Dataset Preparation Guide
The quality of your training dataset directly determines the quality of your AI-generated creatives. This guide will help you prepare optimal datasets to teach the model about your brand, products, and creative style.
While AI can produce impressive results, the quality of your output directly depends on the quality of your input. Invest time in curating an excellent dataset to see the benefits in your generated creatives.
What Makes a Good Dataset
When selecting images for your dataset, apply this simple test: "Would I consider this a good image if it were generated by AI?" If the answer is yes, include it.
-
High Resolution Images: Include images of at least 1000px per dimension (e.g., 1920×1080, 1000×1000, 2000×2000). Higher resolution provides more detail for the model to learn from.
-
Sharp, Clear Images: Avoid blurry or pixelated images unless blur is intentionally part of your brand's style (e.g., motion blur for sports or action shots).
-
Diverse Perspectives: Capture your product in various angles, environments, and contexts:
- Different viewing angles (front, side, three-quarter, etc.)
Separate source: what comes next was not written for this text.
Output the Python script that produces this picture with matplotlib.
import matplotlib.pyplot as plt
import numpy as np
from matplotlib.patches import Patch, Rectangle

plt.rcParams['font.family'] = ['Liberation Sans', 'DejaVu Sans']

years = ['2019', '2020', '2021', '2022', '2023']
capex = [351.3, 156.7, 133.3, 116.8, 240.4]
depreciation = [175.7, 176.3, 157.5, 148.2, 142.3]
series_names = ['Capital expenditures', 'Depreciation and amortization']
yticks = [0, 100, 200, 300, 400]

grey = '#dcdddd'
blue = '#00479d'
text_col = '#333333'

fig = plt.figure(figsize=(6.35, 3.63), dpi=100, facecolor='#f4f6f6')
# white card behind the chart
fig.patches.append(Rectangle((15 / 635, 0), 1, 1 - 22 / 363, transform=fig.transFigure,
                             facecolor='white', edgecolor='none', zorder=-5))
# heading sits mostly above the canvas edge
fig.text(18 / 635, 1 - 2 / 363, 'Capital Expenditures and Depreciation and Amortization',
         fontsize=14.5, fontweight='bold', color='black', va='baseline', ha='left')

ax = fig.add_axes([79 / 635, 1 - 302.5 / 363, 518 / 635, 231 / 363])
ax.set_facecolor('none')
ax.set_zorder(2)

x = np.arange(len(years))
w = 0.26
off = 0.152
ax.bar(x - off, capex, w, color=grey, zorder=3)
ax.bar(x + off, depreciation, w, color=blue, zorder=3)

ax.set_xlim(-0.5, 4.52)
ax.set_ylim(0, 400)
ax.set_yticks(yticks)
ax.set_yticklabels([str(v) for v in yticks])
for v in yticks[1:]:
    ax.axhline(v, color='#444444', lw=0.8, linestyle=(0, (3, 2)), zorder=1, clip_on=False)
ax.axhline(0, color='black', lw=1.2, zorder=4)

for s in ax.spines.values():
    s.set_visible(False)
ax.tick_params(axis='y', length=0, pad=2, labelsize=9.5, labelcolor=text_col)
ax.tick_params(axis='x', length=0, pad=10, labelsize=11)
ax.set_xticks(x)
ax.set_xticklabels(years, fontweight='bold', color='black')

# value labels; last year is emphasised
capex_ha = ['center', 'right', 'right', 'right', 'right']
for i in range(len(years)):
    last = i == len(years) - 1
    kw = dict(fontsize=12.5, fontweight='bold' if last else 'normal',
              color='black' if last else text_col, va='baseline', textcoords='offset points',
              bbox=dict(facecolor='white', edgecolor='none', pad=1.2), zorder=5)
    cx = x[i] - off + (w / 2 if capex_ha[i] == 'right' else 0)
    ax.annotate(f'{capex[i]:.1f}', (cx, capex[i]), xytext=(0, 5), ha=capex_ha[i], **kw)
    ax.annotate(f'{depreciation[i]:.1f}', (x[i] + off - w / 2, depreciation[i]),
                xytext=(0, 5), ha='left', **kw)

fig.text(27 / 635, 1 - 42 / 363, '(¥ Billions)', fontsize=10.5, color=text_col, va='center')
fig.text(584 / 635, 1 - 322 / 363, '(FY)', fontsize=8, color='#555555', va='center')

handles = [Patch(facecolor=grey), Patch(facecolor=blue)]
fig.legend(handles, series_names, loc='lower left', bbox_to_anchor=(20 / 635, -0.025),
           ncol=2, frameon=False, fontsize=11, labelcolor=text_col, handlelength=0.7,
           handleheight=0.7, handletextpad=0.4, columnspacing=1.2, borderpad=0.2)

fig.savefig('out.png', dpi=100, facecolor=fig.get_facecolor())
- Various environments (indoor, outdoor, urban, nature)
- Different lighting conditions (daylight, evening, studio lighting)
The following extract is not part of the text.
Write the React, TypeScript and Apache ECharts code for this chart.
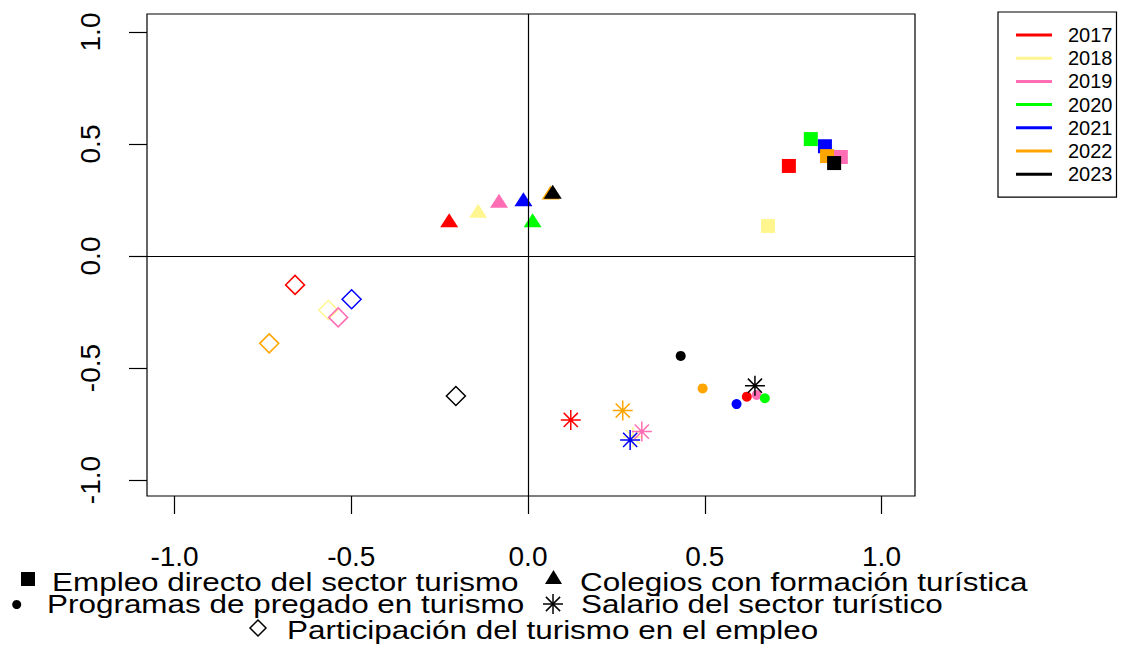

- Range of colors if applicable
- Various use cases (static display, in action, being used)
-
Product Consistency: Ensure all images within a category represent the same product or consistent style. For example, if training on "Ford Everest 2025," don't mix in other vehicle models or previous year versions.
-
Sufficient Quantity: Aim for at least 100 images per category. More diverse images lead to better results and greater creative flexibility.
Using Categories Effectively
Create separate categories to organize different aspects of your brand:
- Product Categories: Separate different product lines or models (e.g., "Ford Everest," "Ford Raptor").
- Style Categories: Group images that represent a consistent visual style or campaign aesthetic.
- Environment Categories: Collect images showing specific settings or contexts.
This organization allows you to reference specific categories in your prompts, combining elements from different categories in your generated creatives.
General Category Strategy
Maintain a "General" category as a flexible container for:
- Brand identity elements
- Overall style references
- Mixed contexts that don't fit neatly elsewhere
Examples of Effective Datasets
Note that the examples below are to illustrate the quality and diversity aspects that we recommend. To train an effective model, we need more examples as recommended above.
Ford AI Model Dataset
Category 1: Ford Everest
Category 2: Ford Raptor
Why this works: High-resolution images showing consistent a product in each category from multiple angles, in different environments and lighting conditions, with various colors represented.
Pepsi AI Model Dataset
Category: Pepsi Zero Sugar
Why this works: Consistent product representation with various usage contexts and compositions.
Examples of Problematic Datasets
Pepsi
Firefighters
Problems:
- Low resolution images (less than 1000×1000px)
- Blurry or poorly focused shots
- Mixed product models in the same category
- Duplicate or nearly identical images
- Watermarks